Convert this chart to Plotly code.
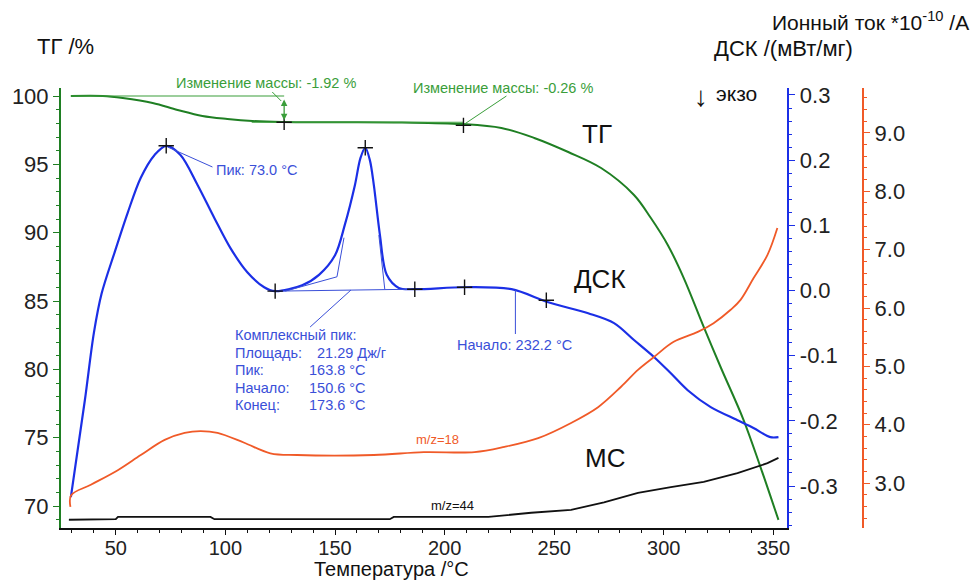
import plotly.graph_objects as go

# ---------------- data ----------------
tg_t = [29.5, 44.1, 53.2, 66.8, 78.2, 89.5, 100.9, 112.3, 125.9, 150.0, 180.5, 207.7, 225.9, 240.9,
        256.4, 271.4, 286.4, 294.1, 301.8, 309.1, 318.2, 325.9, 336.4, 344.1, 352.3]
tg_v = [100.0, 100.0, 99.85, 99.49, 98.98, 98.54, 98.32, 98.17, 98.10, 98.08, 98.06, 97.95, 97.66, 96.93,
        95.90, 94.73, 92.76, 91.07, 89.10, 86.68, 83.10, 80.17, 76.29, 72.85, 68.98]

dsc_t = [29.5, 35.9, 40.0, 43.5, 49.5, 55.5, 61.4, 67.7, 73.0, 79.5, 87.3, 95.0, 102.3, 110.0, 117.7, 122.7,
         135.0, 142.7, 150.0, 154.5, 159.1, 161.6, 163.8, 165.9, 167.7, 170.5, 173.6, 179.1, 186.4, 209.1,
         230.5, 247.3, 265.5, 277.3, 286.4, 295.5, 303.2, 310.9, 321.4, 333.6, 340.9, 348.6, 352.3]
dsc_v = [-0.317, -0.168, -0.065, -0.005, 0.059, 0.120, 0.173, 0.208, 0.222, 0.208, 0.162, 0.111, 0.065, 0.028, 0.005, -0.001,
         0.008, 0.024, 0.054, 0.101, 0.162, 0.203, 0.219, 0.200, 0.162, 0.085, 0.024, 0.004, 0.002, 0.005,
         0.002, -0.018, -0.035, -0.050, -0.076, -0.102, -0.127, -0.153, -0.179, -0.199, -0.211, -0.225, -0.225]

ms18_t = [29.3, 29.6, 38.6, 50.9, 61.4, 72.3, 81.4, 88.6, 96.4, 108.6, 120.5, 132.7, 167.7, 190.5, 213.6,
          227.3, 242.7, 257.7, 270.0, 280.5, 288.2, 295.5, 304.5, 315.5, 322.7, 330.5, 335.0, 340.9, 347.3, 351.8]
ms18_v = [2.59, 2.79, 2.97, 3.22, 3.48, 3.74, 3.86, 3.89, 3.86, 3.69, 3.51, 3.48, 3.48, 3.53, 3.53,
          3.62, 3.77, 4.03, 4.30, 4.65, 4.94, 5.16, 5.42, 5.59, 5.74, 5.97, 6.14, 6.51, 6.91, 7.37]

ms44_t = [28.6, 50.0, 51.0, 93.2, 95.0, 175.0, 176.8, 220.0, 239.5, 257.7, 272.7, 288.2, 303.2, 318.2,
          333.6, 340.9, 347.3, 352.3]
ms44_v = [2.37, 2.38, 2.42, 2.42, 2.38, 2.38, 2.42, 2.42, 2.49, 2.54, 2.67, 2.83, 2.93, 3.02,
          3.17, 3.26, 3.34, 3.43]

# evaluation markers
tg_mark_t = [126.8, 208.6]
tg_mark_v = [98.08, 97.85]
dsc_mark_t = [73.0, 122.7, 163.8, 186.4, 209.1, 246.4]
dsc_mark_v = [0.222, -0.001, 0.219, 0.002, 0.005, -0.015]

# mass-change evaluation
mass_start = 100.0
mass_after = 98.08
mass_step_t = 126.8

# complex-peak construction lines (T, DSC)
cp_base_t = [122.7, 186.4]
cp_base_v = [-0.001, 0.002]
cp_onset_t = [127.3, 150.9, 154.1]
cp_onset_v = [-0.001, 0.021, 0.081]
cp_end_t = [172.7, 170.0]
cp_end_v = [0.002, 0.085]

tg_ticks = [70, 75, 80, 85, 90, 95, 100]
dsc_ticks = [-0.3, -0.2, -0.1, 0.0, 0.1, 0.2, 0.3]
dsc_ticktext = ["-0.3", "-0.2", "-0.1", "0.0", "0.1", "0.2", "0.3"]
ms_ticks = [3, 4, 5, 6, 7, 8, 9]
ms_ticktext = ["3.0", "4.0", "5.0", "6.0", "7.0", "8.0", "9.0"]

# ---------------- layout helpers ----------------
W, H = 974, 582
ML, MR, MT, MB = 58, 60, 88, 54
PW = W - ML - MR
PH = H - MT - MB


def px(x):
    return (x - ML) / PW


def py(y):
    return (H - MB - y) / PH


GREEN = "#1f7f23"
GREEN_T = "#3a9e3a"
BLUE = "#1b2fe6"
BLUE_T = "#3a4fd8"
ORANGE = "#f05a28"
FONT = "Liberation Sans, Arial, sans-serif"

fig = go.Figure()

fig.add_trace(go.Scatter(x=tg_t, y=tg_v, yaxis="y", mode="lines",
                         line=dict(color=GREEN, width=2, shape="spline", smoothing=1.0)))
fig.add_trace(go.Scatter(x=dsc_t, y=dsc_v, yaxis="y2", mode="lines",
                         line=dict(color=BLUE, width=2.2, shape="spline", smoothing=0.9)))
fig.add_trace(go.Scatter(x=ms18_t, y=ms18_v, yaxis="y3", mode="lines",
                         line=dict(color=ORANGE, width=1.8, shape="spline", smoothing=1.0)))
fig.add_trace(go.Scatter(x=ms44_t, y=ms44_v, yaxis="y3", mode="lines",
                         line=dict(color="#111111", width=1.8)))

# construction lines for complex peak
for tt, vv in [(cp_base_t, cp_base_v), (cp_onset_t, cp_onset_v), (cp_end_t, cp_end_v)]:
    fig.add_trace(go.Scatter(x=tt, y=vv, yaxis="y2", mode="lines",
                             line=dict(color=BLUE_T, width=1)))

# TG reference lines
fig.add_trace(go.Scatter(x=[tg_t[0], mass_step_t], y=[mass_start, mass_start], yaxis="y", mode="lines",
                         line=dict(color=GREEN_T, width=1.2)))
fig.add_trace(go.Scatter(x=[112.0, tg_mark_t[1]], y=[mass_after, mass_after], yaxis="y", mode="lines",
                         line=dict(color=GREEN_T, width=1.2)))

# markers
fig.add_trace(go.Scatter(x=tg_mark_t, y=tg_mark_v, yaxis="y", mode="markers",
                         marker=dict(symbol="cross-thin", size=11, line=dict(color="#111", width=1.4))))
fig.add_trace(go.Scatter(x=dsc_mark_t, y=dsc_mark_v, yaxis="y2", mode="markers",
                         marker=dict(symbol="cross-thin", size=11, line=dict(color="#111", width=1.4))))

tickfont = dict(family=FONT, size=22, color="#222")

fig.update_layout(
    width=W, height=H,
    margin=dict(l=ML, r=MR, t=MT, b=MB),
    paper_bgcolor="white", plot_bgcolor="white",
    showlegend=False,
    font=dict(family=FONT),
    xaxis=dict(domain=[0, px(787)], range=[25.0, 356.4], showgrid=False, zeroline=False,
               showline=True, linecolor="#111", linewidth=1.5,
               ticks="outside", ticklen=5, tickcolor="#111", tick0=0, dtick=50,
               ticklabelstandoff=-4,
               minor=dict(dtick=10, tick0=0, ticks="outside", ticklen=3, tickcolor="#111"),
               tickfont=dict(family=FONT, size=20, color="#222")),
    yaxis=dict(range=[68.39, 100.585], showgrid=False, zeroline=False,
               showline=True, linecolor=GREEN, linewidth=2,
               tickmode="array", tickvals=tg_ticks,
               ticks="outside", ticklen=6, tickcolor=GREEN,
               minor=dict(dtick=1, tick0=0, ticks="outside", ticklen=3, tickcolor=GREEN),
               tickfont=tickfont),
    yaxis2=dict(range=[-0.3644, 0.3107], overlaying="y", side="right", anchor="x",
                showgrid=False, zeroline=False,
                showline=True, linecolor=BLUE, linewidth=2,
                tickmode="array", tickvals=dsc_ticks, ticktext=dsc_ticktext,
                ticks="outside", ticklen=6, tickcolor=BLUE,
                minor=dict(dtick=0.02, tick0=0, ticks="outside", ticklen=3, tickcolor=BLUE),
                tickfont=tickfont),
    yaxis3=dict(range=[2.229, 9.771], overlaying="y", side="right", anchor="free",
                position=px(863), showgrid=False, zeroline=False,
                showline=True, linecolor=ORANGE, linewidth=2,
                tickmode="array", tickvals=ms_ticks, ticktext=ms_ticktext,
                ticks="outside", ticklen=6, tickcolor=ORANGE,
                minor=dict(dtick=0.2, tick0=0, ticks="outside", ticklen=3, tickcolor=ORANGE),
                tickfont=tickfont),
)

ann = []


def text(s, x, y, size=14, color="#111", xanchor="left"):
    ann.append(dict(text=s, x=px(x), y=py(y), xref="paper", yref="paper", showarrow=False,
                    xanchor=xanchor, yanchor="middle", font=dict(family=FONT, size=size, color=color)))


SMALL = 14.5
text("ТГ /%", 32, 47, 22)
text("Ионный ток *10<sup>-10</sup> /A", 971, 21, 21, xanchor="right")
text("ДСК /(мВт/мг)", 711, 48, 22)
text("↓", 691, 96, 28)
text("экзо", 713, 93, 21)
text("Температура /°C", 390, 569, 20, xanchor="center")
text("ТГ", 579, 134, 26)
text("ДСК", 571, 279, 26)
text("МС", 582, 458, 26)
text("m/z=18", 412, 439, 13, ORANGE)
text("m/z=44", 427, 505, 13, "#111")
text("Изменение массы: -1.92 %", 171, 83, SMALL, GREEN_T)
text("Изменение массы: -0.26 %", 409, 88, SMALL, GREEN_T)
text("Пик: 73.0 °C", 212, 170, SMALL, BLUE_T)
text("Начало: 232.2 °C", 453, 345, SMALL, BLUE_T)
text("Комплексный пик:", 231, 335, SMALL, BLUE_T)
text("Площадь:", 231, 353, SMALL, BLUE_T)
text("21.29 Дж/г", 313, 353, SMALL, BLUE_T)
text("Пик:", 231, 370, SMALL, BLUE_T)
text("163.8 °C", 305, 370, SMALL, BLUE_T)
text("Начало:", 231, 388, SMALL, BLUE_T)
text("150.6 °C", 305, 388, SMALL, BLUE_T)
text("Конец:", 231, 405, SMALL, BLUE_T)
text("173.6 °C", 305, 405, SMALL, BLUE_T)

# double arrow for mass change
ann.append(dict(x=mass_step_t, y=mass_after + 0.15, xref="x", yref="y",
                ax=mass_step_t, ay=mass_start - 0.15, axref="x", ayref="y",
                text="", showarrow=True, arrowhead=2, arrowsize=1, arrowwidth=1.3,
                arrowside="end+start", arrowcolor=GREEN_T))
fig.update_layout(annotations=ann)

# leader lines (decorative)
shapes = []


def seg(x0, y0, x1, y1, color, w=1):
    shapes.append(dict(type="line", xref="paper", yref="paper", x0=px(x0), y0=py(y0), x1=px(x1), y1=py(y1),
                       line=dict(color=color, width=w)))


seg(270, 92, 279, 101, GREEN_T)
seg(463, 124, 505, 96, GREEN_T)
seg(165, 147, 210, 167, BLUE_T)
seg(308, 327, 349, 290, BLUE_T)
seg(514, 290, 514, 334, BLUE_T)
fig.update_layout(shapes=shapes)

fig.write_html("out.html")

* _EXERCISE TASK_
Look at the listing and set down only the lines from its start through the line with "6.51, 6.91, 7.37]", word for word and without pictures.

* _FINISHED TASK_
Convert this chart to Plotly code.
import plotly.graph_objects as go

# ---------------- data ----------------
tg_t = [29.5, 44.1, 53.2, 66.8, 78.2, 89.5, 100.9, 112.3, 125.9, 150.0, 180.5, 207.7, 225.9, 240.9,
        256.4, 271.4, 286.4, 294.1, 301.8, 309.1, 318.2, 325.9, 336.4, 344.1, 352.3]
tg_v = [100.0, 100.0, 99.85, 99.49, 98.98, 98.54, 98.32, 98.17, 98.10, 98.08, 98.06, 97.95, 97.66, 96.93,
        95.90, 94.73, 92.76, 91.07, 89.10, 86.68, 83.10, 80.17, 76.29, 72.85, 68.98]

dsc_t = [29.5, 35.9, 40.0, 43.5, 49.5, 55.5, 61.4, 67.7, 73.0, 79.5, 87.3, 95.0, 102.3, 110.0, 117.7, 122.7,
         135.0, 142.7, 150.0, 154.5, 159.1, 161.6, 163.8, 165.9, 167.7, 170.5, 173.6, 179.1, 186.4, 209.1,
         230.5, 247.3, 265.5, 277.3, 286.4, 295.5, 303.2, 310.9, 321.4, 333.6, 340.9, 348.6, 352.3]
dsc_v = [-0.317, -0.168, -0.065, -0.005, 0.059, 0.120, 0.173, 0.208, 0.222, 0.208, 0.162, 0.111, 0.065, 0.028, 0.005, -0.001,
         0.008, 0.024, 0.054, 0.101, 0.162, 0.203, 0.219, 0.200, 0.162, 0.085, 0.024, 0.004, 0.002, 0.005,
         0.002, -0.018, -0.035, -0.050, -0.076, -0.102, -0.127, -0.153, -0.179, -0.199, -0.211, -0.225, -0.225]

ms18_t = [29.3, 29.6, 38.6, 50.9, 61.4, 72.3, 81.4, 88.6, 96.4, 108.6, 120.5, 132.7, 167.7, 190.5, 213.6,
          227.3, 242.7, 257.7, 270.0, 280.5, 288.2, 295.5, 304.5, 315.5, 322.7, 330.5, 335.0, 340.9, 347.3, 351.8]
ms18_v = [2.59, 2.79, 2.97, 3.22, 3.48, 3.74, 3.86, 3.89, 3.86, 3.69, 3.51, 3.48, 3.48, 3.53, 3.53,
          3.62, 3.77, 4.03, 4.30, 4.65, 4.94, 5.16, 5.42, 5.59, 5.74, 5.97, 6.14, 6.51, 6.91, 7.37]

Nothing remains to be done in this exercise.